--- Begin Supplied data ---
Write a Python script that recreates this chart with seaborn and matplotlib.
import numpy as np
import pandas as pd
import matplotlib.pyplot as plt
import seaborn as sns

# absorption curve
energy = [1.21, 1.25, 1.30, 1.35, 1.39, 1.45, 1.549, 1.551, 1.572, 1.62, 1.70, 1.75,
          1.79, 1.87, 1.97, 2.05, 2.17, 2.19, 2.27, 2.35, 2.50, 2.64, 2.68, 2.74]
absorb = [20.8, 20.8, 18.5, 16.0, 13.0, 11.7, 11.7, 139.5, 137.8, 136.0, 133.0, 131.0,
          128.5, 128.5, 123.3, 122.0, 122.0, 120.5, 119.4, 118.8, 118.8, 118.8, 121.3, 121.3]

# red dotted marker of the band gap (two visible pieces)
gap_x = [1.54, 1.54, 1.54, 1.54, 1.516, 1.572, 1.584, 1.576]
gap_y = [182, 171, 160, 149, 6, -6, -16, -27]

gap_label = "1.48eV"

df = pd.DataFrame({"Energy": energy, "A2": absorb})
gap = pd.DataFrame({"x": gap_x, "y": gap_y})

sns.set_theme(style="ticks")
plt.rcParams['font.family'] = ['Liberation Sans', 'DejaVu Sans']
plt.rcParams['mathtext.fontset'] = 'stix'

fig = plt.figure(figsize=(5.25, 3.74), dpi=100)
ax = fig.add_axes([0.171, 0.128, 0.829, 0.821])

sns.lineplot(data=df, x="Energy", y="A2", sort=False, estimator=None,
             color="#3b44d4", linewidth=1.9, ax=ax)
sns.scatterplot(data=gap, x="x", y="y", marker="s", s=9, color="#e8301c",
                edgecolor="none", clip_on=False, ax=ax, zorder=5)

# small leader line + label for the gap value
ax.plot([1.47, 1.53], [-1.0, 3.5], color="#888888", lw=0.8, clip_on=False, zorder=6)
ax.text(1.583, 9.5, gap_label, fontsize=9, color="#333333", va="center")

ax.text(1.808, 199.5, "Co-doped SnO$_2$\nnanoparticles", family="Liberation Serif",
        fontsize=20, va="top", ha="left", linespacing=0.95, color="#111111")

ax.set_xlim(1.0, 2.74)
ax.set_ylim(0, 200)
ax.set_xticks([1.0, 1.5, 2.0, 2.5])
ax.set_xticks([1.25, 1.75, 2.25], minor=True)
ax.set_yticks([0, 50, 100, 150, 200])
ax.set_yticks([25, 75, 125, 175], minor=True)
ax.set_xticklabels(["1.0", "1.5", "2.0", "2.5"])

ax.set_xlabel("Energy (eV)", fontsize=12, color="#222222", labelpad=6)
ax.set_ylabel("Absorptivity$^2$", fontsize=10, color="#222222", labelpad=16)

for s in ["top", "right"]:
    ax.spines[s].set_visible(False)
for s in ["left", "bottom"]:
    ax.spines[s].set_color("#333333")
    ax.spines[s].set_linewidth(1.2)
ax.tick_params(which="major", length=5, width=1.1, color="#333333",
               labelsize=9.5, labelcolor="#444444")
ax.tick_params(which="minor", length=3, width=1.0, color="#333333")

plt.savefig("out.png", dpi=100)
--- End Supplied data ---
**Aim**
Quote the listing above from its first line to the line with "import seaborn as sns", inclusive, and add nothing.

**Solved problem**
Write a Python script that recreates this chart with seaborn and matplotlib.
import numpy as np
import pandas as pd
import matplotlib.pyplot as plt
import seaborn as sns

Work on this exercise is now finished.